In order to overcome the coronavirus crisis, in addition to relief for single parents, a child bonus for families, and short-time work benefits, temporary changes to the Value Added Tax Act have also been in effect since July 1, 2020.
Value added tax will be reduced by up to 3 percentage points from July 1 to December 31, 2020, bringing the general sales tax rate down from 19% to 16% and the reduced tax rate down by 2 percentage points from 7% to 5%the reduction in VAT is intended to help stimulate consumption and slowly boost the economy after the lockdown and the resulting economic damage.
The temporary reduction in the tax rate is intended to mitigate the effects of the coronavirus pandemic, particularly in the hospitality industry, and to support restaurateurs when they reopen. From July 1, 2020, to December 31, 2020, a reduced tax rate of 5% (instead of 19%) will apply to the sale of food. The VAT rate will then rise to 7% for six months (January 1, 2021 to June 30, 2021). The general sales tax rate of 19% will apply again from July 1, 2021.

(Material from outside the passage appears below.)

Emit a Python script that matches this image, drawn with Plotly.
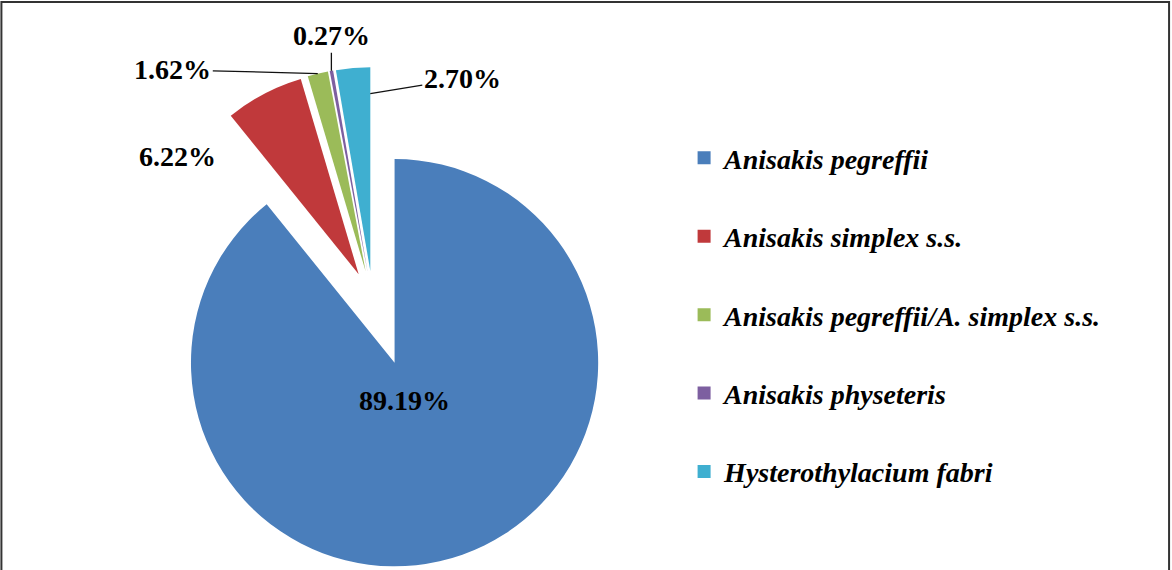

Against this background, companies should note the following points during the relevant period:
- all contracts should be reviewed and amended if necessary
- all IT and accounting systems and processes should be reviewed and adjusted if necessary
- Cash register systems should be adapted to the changes so that cash register receipts show the correct amount
- Incoming and outgoing invoices should be checked for the new sales tax rate
Depending on the sales strategy pursued, the reduction in sales tax may benefit consumers and businesses alike. Companies are free to decide how they want to use the tax reduction for themselves. For example, they can reduce prices for end customers in order to increase sales through a higher number of customers. However, companies can also take advantage of the higher profit margin resulting from the lower sales tax.